Charts and diagrams as code:
***

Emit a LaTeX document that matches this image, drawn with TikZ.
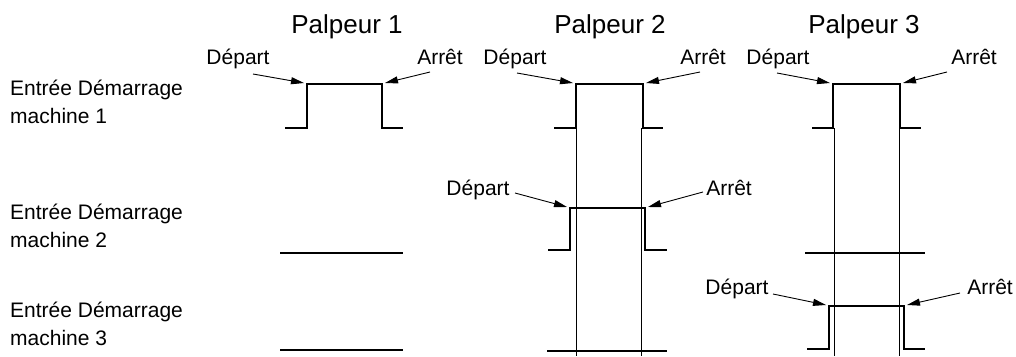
\documentclass[tikz,border=0pt]{standalone}
\usepackage{fontspec}
\setmainfont{Liberation Sans}
\usetikzlibrary{arrows.meta}
\begin{document}
\begin{tikzpicture}[x=1pt,y=-1pt,
  signal/.style={line width=2.7pt, line join=miter},
  guide/.style={line width=0.8pt},
  lbl/.style={font=\fontsize{21}{25}\selectfont, inner sep=0pt, anchor=base},
  title/.style={font=\fontsize{26}{30}\selectfont, inner sep=0pt, anchor=base},
  rowlbl/.style={font=\fontsize{21}{28}\selectfont, align=left, anchor=west, inner sep=0pt},
  pointer/.style={line width=0.9pt, -{Triangle[length=13pt,width=7pt]}}]
\useasboundingbox (0,0) rectangle (1016,356);

% column titles
\node[title] (t1) at (347,33) {Palpeur 1};
\node[title] (t2) at (610,33) {Palpeur 2};
\node[title] (t3) at (864,33) {Palpeur 3};

% row titles
\node[rowlbl] (r1) at (10,102) {Entrée Démarrage\\machine 1};
\node[rowlbl] (r2) at (10,226) {Entrée Démarrage\\machine 2};
\node[rowlbl] (r3) at (10,324) {Entrée Démarrage\\machine 3};

% guide lines below the probe 2 and probe 3 pulses
\draw[guide] (576,128) coordinate (g2a) -- (576,356) coordinate (g2b);
\draw[guide] (641,128) coordinate (g2c) -- (641,356) coordinate (g2d);
\draw[guide] (834,128) coordinate (g3a) -- (834,356) coordinate (g3b);
\draw[guide] (899,128) coordinate (g3c) -- (899,356) coordinate (g3d);

% machine 1
\draw[signal] (285,128) -- (307,128) -- (307,84) coordinate (a1) -- (382,84) coordinate (b1) -- (382,128) -- (403,128);
\draw[signal] (554,128) -- (576,128) -- (576,84) coordinate (a2) -- (643,84) coordinate (b2) -- (643,128) -- (663,128);
\draw[signal] (812,128) -- (833,128) -- (833,84) coordinate (a3) -- (900,84) coordinate (b3) -- (900,128) -- (921,128);

% machine 2
\draw[signal] (280,253) -- (403,253);
\draw[signal] (548,250) -- (570,250) -- (570,208) coordinate (a4) -- (645,208) coordinate (b4) -- (645,250) -- (667,250);
\draw[signal] (805,253) -- (925,253);

% machine 3
\draw[signal] (280,350) -- (403,350);
\draw[signal] (547,351) -- (667,351);
\draw[signal] (807,349) -- (829,349) -- (829,306) coordinate (a5) -- (904,306) coordinate (b5) -- (904,349) -- (925,349);

% start / stop labels
\node[lbl] (d1) at (238,64) {Départ};
\node[lbl] (s1) at (440,64) {Arrêt};
\node[lbl] (d2) at (515,64) {Départ};
\node[lbl] (s2) at (703,64) {Arrêt};
\node[lbl] (d3) at (778,64) {Départ};
\node[lbl] (s3) at (974,64) {Arrêt};
\node[lbl] (d4) at (478,195) {Départ};
\node[lbl] (s4) at (729,195) {Arrêt};
\node[lbl] (d5) at (737,294) {Départ};
\node[lbl] (s5) at (990,294) {Arrêt};

\coordinate (d1s) at (253,74);  \coordinate (d1e) at (304,83);
\coordinate (s1s) at (430,72);  \coordinate (s1e) at (385,83);
\coordinate (d2s) at (517,73);  \coordinate (d2e) at (573,83);
\coordinate (s2s) at (700,72);  \coordinate (s2e) at (646,83);
\coordinate (d3s) at (777,73);  \coordinate (d3e) at (830,83);
\coordinate (s3s) at (947,72);  \coordinate (s3e) at (903,83);
\coordinate (d4s) at (515,193); \coordinate (d4e) at (567,207);
\coordinate (s4s) at (703,192); \coordinate (s4e) at (648,207);
\coordinate (d5s) at (773,294); \coordinate (d5e) at (826,305);
\coordinate (s5s) at (960,293); \coordinate (s5e) at (907,305);

\foreach \p in {d1,s1,d2,s2,d3,s3,d4,s4,d5,s5}
  \draw[pointer] (\p s) -- (\p e);
\end{tikzpicture}
\end{document}
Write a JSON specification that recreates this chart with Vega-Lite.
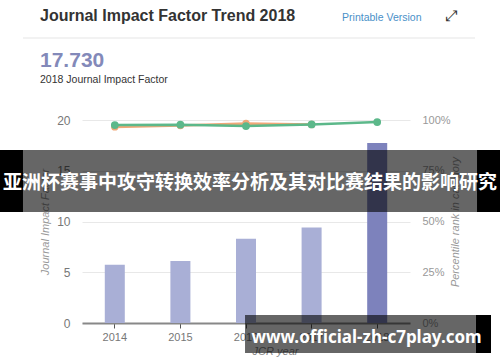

***

### What to work on
Reproduce every line exactly and omit all pictures.

### Complete output
Emit a LaTeX document that matches this image, drawn with TikZ.
\documentclass[tikz,border=0pt]{standalone}
\usepackage{fontspec}
\setmainfont{Liberation Sans}
\usetikzlibrary{arrows.meta}
\begin{document}
\begin{tikzpicture}[x=1pt,y=-1pt,
  signal/.style={line width=2.7pt, line join=miter},
  guide/.style={line width=0.8pt},
  lbl/.style={font=\fontsize{21}{25}\selectfont, inner sep=0pt, anchor=base},
  title/.style={font=\fontsize{26}{30}\selectfont, inner sep=0pt, anchor=base},
  rowlbl/.style={font=\fontsize{21}{28}\selectfont, align=left, anchor=west, inner sep=0pt},
  pointer/.style={line width=0.9pt, -{Triangle[length=13pt,width=7pt]}}]
\useasboundingbox (0,0) rectangle (1016,356);

% column titles
\node[title] (t1) at (347,33) {Palpeur 1};
\node[title] (t2) at (610,33) {Palpeur 2};
\node[title] (t3) at (864,33) {Palpeur 3};

% row titles
\node[rowlbl] (r1) at (10,102) {Entrée Démarrage\\machine 1};
\node[rowlbl] (r2) at (10,226) {Entrée Démarrage\\machine 2};
\node[rowlbl] (r3) at (10,324) {Entrée Démarrage\\machine 3};

% guide lines below the probe 2 and probe 3 pulses
\draw[guide] (576,128) coordinate (g2a) -- (576,356) coordinate (g2b);
\draw[guide] (641,128) coordinate (g2c) -- (641,356) coordinate (g2d);
\draw[guide] (834,128) coordinate (g3a) -- (834,356) coordinate (g3b);
\draw[guide] (899,128) coordinate (g3c) -- (899,356) coordinate (g3d);

% machine 1
\draw[signal] (285,128) -- (307,128) -- (307,84) coordinate (a1) -- (382,84) coordinate (b1) -- (382,128) -- (403,128);
\draw[signal] (554,128) -- (576,128) -- (576,84) coordinate (a2) -- (643,84) coordinate (b2) -- (643,128) -- (663,128);
\draw[signal] (812,128) -- (833,128) -- (833,84) coordinate (a3) -- (900,84) coordinate (b3) -- (900,128) -- (921,128);

% machine 2
\draw[signal] (280,253) -- (403,253);
\draw[signal] (548,250) -- (570,250) -- (570,208) coordinate (a4) -- (645,208) coordinate (b4) -- (645,250) -- (667,250);
\draw[signal] (805,253) -- (925,253);

% machine 3
\draw[signal] (280,350) -- (403,350);
\draw[signal] (547,351) -- (667,351);
\draw[signal] (807,349) -- (829,349) -- (829,306) coordinate (a5) -- (904,306) coordinate (b5) -- (904,349) -- (925,349);

% start / stop labels
\node[lbl] (d1) at (238,64) {Départ};
\node[lbl] (s1) at (440,64) {Arrêt};
\node[lbl] (d2) at (515,64) {Départ};
\node[lbl] (s2) at (703,64) {Arrêt};
\node[lbl] (d3) at (778,64) {Départ};
\node[lbl] (s3) at (974,64) {Arrêt};
\node[lbl] (d4) at (478,195) {Départ};
\node[lbl] (s4) at (729,195) {Arrêt};
\node[lbl] (d5) at (737,294) {Départ};
\node[lbl] (s5) at (990,294) {Arrêt};

\coordinate (d1s) at (253,74);  \coordinate (d1e) at (304,83);
\coordinate (s1s) at (430,72);  \coordinate (s1e) at (385,83);
\coordinate (d2s) at (517,73);  \coordinate (d2e) at (573,83);
\coordinate (s2s) at (700,72);  \coordinate (s2e) at (646,83);
\coordinate (d3s) at (777,73);  \coordinate (d3e) at (830,83);
\coordinate (s3s) at (947,72);  \coordinate (s3e) at (903,83);
\coordinate (d4s) at (515,193); \coordinate (d4e) at (567,207);
\coordinate (s4s) at (703,192); \coordinate (s4e) at (648,207);
\coordinate (d5s) at (773,294); \coordinate (d5e) at (826,305);
\coordinate (s5s) at (960,293); \coordinate (s5e) at (907,305);

\foreach \p in {d1,s1,d2,s2,d3,s3,d4,s4,d5,s5}
  \draw[pointer] (\p s) -- (\p e);
\end{tikzpicture}
\end{document}
Write a JSON specification that recreates this chart with Vega-Lite.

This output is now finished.